After studying the works, Nickson says, “Every drawing has gotten 20 times better because of this exchange.”drawing-marathon-1

DAY  TEN (LAST DAY!)

We continue with the smallest drawing (20 by 20 inches) from the day before, then gradually add strips of paper to the edges, building up the image from the center outward. I have a small section that almost pleases me–the torso, arms, and head of the model “sleeping” in the tent. Then I discover the arms are all wrong. Rub ’em out and start again.

In mid-afternoon, I pin up all my drawings for a final critique. This time Nick­son is provocatively silent, regarding the works thoughtfully. He chooses several for a show of student work, including one I had forgotten about: a slice of male torso, framed by drapery and ferns, that is spontaneous, economical, almost mysterious. I feel absurdly proud.

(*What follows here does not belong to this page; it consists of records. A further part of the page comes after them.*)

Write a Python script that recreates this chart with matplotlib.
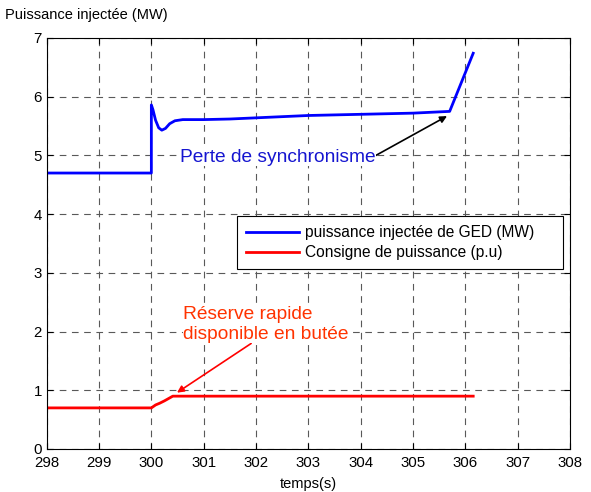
import numpy as np
import matplotlib.pyplot as plt

plt.rcParams['font.family'] = ['Liberation Sans', 'DejaVu Sans']

# puissance injectée de GED (MW)
t_ged = [298.0, 300.0, 300.0, 300.03, 300.08, 300.14, 300.2, 300.27, 300.35, 300.45,
         300.6, 301.0, 301.5, 302.0, 302.5, 303.0, 303.5, 304.0, 304.5, 305.0, 305.7, 306.15]
p_ged = [4.7, 4.7, 5.86, 5.78, 5.6, 5.47, 5.43, 5.46, 5.54, 5.59,
         5.61, 5.61, 5.62, 5.64, 5.66, 5.68, 5.69, 5.70, 5.71, 5.72, 5.75, 6.74]

# consigne de puissance (p.u)
t_cons = [298.0, 300.0, 300.08, 300.16, 300.25, 300.41, 306.15]
p_cons = [0.7, 0.7, 0.75, 0.78, 0.82, 0.9, 0.9]

xticks = np.arange(298, 309, 1)
yticks = np.arange(0, 8, 1)

fig = plt.figure(figsize=(5.91, 4.92), dpi=100)
ax = fig.add_axes([0.079, 0.0874, 0.8855, 0.8354])

ax.plot(t_ged, p_ged, color='#0000ff', lw=2, label='puissance injectée de GED (MW)')
ax.plot(t_cons, p_cons, color='#ff0000', lw=2, label='Consigne de puissance (p.u)')

ax.set_xlim(298, 308)
ax.set_ylim(0, 7)
ax.set_xticks(xticks)
ax.set_yticks(yticks)
ax.tick_params(direction='in', top=True, right=True, labelsize=10.8, length=4)
ax.tick_params(axis='x', pad=5)
ax.grid(True, color='0.35', linestyle=(0, (6, 5)), lw=0.8)
for s in ax.spines.values():
    s.set_linewidth(0.8)

ax.set_xlabel('temps(s)', fontsize=10.5, labelpad=5)
fig.text(0.008, 0.97, 'Puissance injectée (MW)', fontsize=10.5, ha='left', va='center')

ax.annotate('Perte de synchronisme', xy=(305.65, 5.67), xytext=(300.55, 4.97),
            fontsize=13.8, color='#1515d0', ha='left', va='center',
            bbox=dict(facecolor='white', edgecolor='none', pad=0),
            arrowprops=dict(arrowstyle='-|>', color='black', lw=1.2,
                            shrinkA=0, shrinkB=0, mutation_scale=10,
                            relpos=(1.0, 0.6)))
ax.annotate('Réserve rapide\ndisponible en butée', xy=(300.49, 0.96), xytext=(300.61, 2.12),
            fontsize=13.8, color='#ff3300', ha='left', va='center', linespacing=1.3,
            bbox=dict(facecolor='white', edgecolor='none', pad=0),
            arrowprops=dict(arrowstyle='-|>', color='#ff0000', lw=1.2,
                            shrinkA=0, shrinkB=0, mutation_scale=10,
                            relpos=(0.41, 0.0)))

# legend box stretched to a fixed width, entries left-aligned
leg = ax.legend(loc='upper left', bbox_to_anchor=(0.3637, 0.443, 0.623, 0.124),
                mode='expand', fontsize=11.2,
                frameon=True, fancybox=False, edgecolor='black', framealpha=1,
                handlelength=3.4, handletextpad=0.4, borderpad=0.6,
                labelspacing=0.3, borderaxespad=0)
leg.get_frame().set_linewidth(0.8)

plt.savefig('out.png', dpi=100)
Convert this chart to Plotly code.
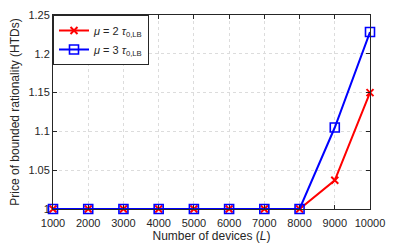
import plotly.graph_objects as go

devices = [1000, 2000, 3000, 4000, 5000, 6000, 7000, 8000, 9000, 10000]
device_labels = ["1000", "2000", "3000", "4000", "5000", "6000", "7000", "8000", "9000", "10000"]
pbr_mu2 = [1, 1, 1, 1, 1, 1, 1, 1, 1.037, 1.150]
pbr_mu3 = [1, 1, 1, 1, 1, 1, 1, 1, 1.105, 1.228]
y_ticks = [1, 1.05, 1.1, 1.15, 1.2, 1.25]
y_tick_labels = ["1", "1.05", "1.1", "1.15", "1.2", "1.25"]

fig = go.Figure()
fig.add_trace(go.Scatter(
    x=devices, y=pbr_mu2, mode="lines+markers",
    name="<i>μ</i> = 2 <i>τ</i><sub>0,LB</sub>",
    line=dict(color="#ff0000", width=2),
    marker=dict(symbol="x-thin", size=7, line=dict(color="#ff0000", width=2)),
    cliponaxis=False,
))
fig.add_trace(go.Scatter(
    x=devices, y=pbr_mu3, mode="lines+markers",
    name="<i>μ</i> = 3 <i>τ</i><sub>0,LB</sub>",
    line=dict(color="#0000ff", width=2),
    marker=dict(symbol="square-open", size=9, line=dict(color="#0000ff", width=1.6)),
    cliponaxis=False,
))

axis_common = dict(
    showline=True, mirror="ticks", linecolor="#262626", linewidth=1,
    ticks="inside", ticklen=4, tickcolor="#262626",
    showgrid=True, gridcolor="#dcdcdc", griddash="dot", gridwidth=1,
    zeroline=False, automargin=False,
    tickfont=dict(family="Liberation Sans, Arial", size=11, color="#262626"),
)

fig.update_layout(
    width=409, height=245,
    margin=dict(l=53, r=39, t=15, b=36),
    paper_bgcolor="white", plot_bgcolor="white",
    font=dict(family="Liberation Sans, Arial", size=11, color="#262626"),
    xaxis=dict(
        range=[1000, 10000], tickvals=devices, ticktext=device_labels,
        ticklabelstandoff=4,
        title=dict(text="Number of devices (<i>L</i>)", standoff=2,
                   font=dict(size=12)),
        **axis_common,
    ),
    yaxis=dict(
        range=[1, 1.25], tickvals=y_ticks, ticktext=y_tick_labels,
        title=dict(text="Price of bounded rationality (HTDs)", standoff=6,
                   font=dict(size=12)),
        **axis_common,
    ),
    legend=dict(
        x=0, y=1, xanchor="left", yanchor="top",
        bgcolor="white", bordercolor="#262626", borderwidth=1,
        font=dict(size=11), tracegroupgap=0,
    ),
    showlegend=True,
)

fig.write_html("out.html", config={"displayModeBar": False},
               post_script="document.body.style.margin='0px';")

By 4:30 I can draw no more. I think I’ve mastered some concepts, seeing the way things hang together. I’ve acquired a kind of skill that I can bring into play at will. When seated in a restaurant, for example, I can distance myself from a group of people and “mentally” draw what’s there. Whether I can put it on paper may be just a question of practice.

Curious to see Nickson’s own work, I later visited him in his studio and found large paintings and drawings of bathers at the beach, in isolation or disconnected groups. He juxtaposes vast empty spaces of sea and shore with classically realized figures, often obscuring their faces to subvert narrative readings.

I asked him the aims of the course. ”The class is not really about making a good drawing,” he explained. “Really what it’s about is that in two weeks you should come away experiencing the world in a very different and profound way.”

Yes, but why learn to draw in an age of video and mixed-media installations,­ when pushing art to the boundaries and beyond seems to be every young artist’s goal? “The extraordinary thing about drawing is that it’s the most direct, vis­ceral possibility toward describing what you’re experiencing at the moment,” Nickson responded. “Besides,” be added, smiling. “What will you do when your video-camera breaks down?”